Thursday, December 10, 2009

Dirty Dogs Bark First

My Song - Brandi Carlisle (mp3)
Working in a Coal Mine - Lee Dorsey (mp3)

New leaders should be wary of those most eager to catch their eye or bend their ear.


I wrote this on a scrap piece of paper, in a left-handed scrawl, and bent to slip it under the door of our recently-hired pastor's office. But I didn't do it. It felt too sneaky and snaky, too cowardly. But that's the rub, no? If you go in person and offer this kind of advice to a new leader, aren't you precisely the kind of person about whom said leader should be suspicious? Perhaps that is fine. Perhaps that proves your point. But perhaps the new leader chooses to eye you and only you suspiciously, leaving himself or herself all the more vulnerable to the real Slytherins.

Surely you've witnessed this yourself, either in your workplace or in some other organization or group to which you belong? New leaders, clueless to the details and specifics of their new environments, must rely on the information and experience of those around them, to ease them into the culture and expectations of a place, to acclimate them to their new environment and show them the ropes. And who are the very first people most eager to serve such a role? People with agendas. People hoping to move up that glorious corporate (or social) totem pole of power and influence.

Perhaps studies have been done. Perhaps there's a specific percentage. I don't know. But some very large fraction of those most eager and excited to grab audience with a new leader are in it because they're Lookin' Out for Numero Uno, like a legion of Grima Wormtongues hissing into the ear of King Theoden.


It happens in churches, in schools, and definitely in companies. It happens anywhere power is bestowed upon those unfamiliar with a group or a community and their environment. And in those transitional moments, those who have been marginalized -- often for good reason -- begin slinking back into the light from the corners and crevices where they'd been hiding and biding their time, anxiously waiting for regime change, for a new opportunity to squeeze into higher realms, to regain a foothold of influence.

To be sure, some who seek audience and attention from a new leader have unselfish motives. But if I had any single advice for a new leader, it would be this: the faster someone is at your door, the more suspect their motives.

The last time such a transition happened at my workplace, I was so far down on the pecking order that it didn't matter. But it was still interesting to see various people jockeying for position, nipping at one another for pecking order rights. The next time a change at the top occurs, presuming I'm still around, I'm going to be caught up in this game. I might not actively participate. I might not be one of the first squeaky wheels to enter the new boss' doorway. But not doing it is still a way of playing the game by a different strategy. As Rush so wisely puts it, "If you choose not to decide, you still have made a choice."

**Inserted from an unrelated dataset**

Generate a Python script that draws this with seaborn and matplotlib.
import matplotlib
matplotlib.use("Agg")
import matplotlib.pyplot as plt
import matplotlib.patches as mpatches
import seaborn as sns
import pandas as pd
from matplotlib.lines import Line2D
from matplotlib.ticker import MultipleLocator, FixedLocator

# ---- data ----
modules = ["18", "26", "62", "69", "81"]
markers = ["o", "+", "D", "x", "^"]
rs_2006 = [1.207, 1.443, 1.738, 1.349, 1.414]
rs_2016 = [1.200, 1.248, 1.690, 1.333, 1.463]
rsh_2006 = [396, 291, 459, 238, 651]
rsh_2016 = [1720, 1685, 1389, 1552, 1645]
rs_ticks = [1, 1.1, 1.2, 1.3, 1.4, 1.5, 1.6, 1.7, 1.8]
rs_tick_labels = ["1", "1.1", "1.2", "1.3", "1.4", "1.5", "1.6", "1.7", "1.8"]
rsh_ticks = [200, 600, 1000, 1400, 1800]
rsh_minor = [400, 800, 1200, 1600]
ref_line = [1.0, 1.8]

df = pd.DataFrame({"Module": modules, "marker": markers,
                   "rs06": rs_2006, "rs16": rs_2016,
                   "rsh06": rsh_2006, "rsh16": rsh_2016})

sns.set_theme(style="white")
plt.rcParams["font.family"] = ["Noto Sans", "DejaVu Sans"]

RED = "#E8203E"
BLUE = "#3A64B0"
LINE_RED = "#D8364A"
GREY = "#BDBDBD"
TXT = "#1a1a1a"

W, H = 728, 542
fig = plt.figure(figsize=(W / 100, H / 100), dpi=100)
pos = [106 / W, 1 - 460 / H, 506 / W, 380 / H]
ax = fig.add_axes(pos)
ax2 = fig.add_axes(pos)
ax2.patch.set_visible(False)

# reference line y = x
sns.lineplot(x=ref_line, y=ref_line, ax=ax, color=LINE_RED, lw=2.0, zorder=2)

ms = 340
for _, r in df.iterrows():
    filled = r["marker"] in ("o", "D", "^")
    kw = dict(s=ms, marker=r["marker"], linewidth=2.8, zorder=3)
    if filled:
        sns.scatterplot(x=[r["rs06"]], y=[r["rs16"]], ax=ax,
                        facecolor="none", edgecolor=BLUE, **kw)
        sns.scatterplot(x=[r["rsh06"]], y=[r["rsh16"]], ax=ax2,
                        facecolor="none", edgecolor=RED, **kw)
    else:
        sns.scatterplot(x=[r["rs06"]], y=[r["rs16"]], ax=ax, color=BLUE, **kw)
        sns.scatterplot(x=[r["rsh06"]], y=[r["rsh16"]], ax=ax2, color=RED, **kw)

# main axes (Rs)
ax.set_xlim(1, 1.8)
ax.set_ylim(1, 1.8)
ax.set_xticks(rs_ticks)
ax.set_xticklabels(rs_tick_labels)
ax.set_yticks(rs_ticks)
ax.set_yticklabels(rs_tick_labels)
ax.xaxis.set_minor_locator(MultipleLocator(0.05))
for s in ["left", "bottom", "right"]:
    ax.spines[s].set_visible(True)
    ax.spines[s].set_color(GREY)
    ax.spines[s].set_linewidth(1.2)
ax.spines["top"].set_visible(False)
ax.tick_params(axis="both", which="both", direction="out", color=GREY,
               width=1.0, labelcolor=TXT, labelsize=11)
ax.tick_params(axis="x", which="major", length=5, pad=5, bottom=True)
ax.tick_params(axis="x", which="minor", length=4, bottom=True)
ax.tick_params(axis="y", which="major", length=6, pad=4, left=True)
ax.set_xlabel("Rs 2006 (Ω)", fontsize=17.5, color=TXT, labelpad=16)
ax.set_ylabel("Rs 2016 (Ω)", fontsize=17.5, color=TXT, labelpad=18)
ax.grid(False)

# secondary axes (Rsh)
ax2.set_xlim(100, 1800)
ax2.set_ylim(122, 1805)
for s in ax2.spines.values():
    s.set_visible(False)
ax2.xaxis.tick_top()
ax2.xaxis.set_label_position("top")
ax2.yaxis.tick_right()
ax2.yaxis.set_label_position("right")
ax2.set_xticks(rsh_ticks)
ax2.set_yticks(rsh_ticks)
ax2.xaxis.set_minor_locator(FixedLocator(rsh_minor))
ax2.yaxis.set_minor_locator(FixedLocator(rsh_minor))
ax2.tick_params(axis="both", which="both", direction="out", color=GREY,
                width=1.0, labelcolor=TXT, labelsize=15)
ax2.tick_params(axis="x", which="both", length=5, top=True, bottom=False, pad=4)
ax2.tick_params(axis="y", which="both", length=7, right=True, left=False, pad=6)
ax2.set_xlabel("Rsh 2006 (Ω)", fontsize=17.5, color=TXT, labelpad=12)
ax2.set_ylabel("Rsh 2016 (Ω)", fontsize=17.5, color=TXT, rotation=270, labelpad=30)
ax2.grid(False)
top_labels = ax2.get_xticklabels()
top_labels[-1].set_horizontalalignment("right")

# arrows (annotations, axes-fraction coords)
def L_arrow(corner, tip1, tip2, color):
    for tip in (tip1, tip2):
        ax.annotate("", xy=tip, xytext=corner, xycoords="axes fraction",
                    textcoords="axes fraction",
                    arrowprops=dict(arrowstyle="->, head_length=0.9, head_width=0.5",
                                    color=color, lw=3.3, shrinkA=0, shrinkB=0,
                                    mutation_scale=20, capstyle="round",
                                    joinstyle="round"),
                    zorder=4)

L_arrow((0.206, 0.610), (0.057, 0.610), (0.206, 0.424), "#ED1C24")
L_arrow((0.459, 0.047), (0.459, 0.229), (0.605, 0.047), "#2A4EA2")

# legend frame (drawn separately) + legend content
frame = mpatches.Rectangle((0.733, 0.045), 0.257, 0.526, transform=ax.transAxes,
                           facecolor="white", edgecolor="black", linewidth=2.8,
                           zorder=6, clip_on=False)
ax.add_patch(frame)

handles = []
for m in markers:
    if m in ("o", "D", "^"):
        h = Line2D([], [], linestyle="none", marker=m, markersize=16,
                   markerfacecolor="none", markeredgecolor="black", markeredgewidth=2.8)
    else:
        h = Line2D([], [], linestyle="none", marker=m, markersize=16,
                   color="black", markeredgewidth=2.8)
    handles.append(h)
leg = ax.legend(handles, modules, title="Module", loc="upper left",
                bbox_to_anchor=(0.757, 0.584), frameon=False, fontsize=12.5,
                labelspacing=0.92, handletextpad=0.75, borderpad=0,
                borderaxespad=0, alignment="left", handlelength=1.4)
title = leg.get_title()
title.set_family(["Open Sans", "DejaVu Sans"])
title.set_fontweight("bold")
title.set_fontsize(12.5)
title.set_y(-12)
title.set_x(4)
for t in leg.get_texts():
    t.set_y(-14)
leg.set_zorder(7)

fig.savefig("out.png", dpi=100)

What little I've seen of life at the top o' the heap offers little to envy. It seems lonely. Even those with whom you are closest and most intimate in the work place are ultimately answerable to you. Which has to eventually create some friction, some awkwardness. But when you're at the top, you hardly have time to make friends outside of work, to have a life outside of work, because that level of responsibility requires grotesque amounts of your time.

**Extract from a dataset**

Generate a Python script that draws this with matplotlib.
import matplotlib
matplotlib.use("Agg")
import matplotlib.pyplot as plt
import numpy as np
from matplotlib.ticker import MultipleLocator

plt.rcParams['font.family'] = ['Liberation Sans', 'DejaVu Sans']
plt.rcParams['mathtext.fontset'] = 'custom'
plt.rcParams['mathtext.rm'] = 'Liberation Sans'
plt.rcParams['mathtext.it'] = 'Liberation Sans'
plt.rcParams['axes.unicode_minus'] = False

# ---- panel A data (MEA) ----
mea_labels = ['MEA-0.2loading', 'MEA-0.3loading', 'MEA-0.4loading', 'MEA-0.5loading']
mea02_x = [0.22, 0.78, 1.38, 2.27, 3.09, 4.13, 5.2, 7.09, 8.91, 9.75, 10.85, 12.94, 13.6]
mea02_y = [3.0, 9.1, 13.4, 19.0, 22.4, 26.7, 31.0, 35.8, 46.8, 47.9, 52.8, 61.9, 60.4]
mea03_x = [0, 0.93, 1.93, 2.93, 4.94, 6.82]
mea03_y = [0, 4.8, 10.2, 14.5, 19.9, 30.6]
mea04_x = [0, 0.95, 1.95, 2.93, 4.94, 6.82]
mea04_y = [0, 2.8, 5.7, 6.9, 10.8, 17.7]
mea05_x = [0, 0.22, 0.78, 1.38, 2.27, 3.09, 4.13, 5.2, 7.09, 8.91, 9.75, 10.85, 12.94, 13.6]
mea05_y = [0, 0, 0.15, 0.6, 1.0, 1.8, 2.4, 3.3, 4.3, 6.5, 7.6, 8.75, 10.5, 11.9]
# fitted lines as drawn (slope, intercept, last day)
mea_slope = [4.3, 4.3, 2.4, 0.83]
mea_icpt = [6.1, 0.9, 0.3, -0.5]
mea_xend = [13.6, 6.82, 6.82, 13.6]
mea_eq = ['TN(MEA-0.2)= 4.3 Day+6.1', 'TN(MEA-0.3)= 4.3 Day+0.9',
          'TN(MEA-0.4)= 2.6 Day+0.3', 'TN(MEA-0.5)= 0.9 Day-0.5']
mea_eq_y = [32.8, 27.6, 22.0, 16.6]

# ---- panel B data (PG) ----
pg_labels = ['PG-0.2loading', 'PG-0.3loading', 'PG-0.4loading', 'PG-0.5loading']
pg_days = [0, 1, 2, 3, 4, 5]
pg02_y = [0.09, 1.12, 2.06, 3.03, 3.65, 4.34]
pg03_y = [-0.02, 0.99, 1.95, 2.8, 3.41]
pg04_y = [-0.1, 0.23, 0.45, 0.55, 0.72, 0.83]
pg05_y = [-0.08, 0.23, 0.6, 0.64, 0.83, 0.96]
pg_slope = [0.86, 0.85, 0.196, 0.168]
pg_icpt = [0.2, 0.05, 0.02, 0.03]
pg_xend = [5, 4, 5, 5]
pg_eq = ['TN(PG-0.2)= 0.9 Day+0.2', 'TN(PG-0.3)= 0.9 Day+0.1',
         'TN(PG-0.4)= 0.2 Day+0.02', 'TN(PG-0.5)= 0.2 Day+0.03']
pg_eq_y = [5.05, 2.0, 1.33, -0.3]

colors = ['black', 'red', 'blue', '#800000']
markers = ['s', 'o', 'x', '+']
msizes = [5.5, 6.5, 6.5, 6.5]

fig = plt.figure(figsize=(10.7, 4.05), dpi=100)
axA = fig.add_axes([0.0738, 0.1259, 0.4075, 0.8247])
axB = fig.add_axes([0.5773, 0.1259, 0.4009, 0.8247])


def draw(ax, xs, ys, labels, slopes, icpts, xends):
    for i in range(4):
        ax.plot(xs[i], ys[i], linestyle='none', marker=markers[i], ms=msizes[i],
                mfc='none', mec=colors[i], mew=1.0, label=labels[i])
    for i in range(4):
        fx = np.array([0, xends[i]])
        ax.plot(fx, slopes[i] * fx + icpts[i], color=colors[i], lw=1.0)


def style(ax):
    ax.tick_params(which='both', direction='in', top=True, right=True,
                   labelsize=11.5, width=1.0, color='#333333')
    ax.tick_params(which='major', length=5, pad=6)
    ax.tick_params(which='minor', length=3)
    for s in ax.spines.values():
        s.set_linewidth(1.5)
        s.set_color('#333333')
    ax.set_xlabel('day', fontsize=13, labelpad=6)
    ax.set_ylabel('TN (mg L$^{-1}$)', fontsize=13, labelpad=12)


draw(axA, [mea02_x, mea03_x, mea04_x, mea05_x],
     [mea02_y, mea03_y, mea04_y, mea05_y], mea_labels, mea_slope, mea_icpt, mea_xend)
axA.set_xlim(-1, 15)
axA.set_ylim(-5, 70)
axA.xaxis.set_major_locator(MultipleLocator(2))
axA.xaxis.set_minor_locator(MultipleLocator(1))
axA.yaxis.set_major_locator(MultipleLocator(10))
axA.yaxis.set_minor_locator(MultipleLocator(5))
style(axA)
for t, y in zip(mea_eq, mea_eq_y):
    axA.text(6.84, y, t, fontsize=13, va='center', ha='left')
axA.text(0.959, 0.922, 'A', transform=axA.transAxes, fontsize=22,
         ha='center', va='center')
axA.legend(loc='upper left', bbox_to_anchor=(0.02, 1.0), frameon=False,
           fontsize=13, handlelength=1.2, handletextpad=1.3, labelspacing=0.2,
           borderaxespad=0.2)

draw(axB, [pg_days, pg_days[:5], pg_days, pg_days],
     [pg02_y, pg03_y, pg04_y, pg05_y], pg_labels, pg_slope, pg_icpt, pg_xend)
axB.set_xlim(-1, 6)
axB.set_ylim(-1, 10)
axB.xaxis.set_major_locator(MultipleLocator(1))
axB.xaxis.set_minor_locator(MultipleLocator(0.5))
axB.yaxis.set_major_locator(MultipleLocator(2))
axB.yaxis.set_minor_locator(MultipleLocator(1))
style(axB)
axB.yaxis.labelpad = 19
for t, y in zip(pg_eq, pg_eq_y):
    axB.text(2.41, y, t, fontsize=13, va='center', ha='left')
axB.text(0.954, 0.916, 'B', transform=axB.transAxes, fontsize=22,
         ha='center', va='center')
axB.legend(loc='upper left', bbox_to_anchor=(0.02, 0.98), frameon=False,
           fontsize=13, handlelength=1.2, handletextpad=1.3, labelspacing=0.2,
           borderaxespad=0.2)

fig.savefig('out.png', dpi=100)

By happenstance, I became something of a trusted friend and confidante to my former pastor. We would go out for beer once a month or so, and we would talk about anything and everything, but often it was his chance to safely express frustrations with our church. The people who drove him craziest. The rules or expectations that bothered him. The theological discussions that, had certain parishioners heard him, would have sent him packing in a New York minute.

In a perfect world, a leader has someone they can trust without having to worry about power plays or greed. In a perfect world, a leader finds people whose focus is on the greater good and not on himself or herself. And, in reality, most good leaders find these people. Most good leaders can sniff out the snakes and weasels, at least more often than not. In fact, most good leaders know that snakes and weasels both can serve very important functions inside a thriving and healthy backyard setting so long as they're kept in check and in their proper places.

But in those first few months and years, when a new leader is going through the ropes, it's tough to watch the snakes and weasels come back out to play, because you never know who will move up, only that a change of power at top inevitably creates ripples down the line.

"My Song" is off Brandi Carlisle's second album, The Story. She has a new one, Give Up the Ghost, that just came out if you're interested. This is my second posted version of "Working in a Coalmine," but this one's the original '60s hit.

4 comments:

Jade Leonard said...

This is great! I am an independent singer songwriter and I learn a lot from reading blogs like this - thanks so much for sharing.

Bob said...

love to know the apropos inspiration for this insightful piece.

troutking said...

Any piece of writing that quotes Rush has to be good...says our friend Randy.

Randy said...

Damn, Trout...you beat me to giving a shout out to the Rush reference.

I've always loved that phrase, and thus, I must vote this the best blog article ever.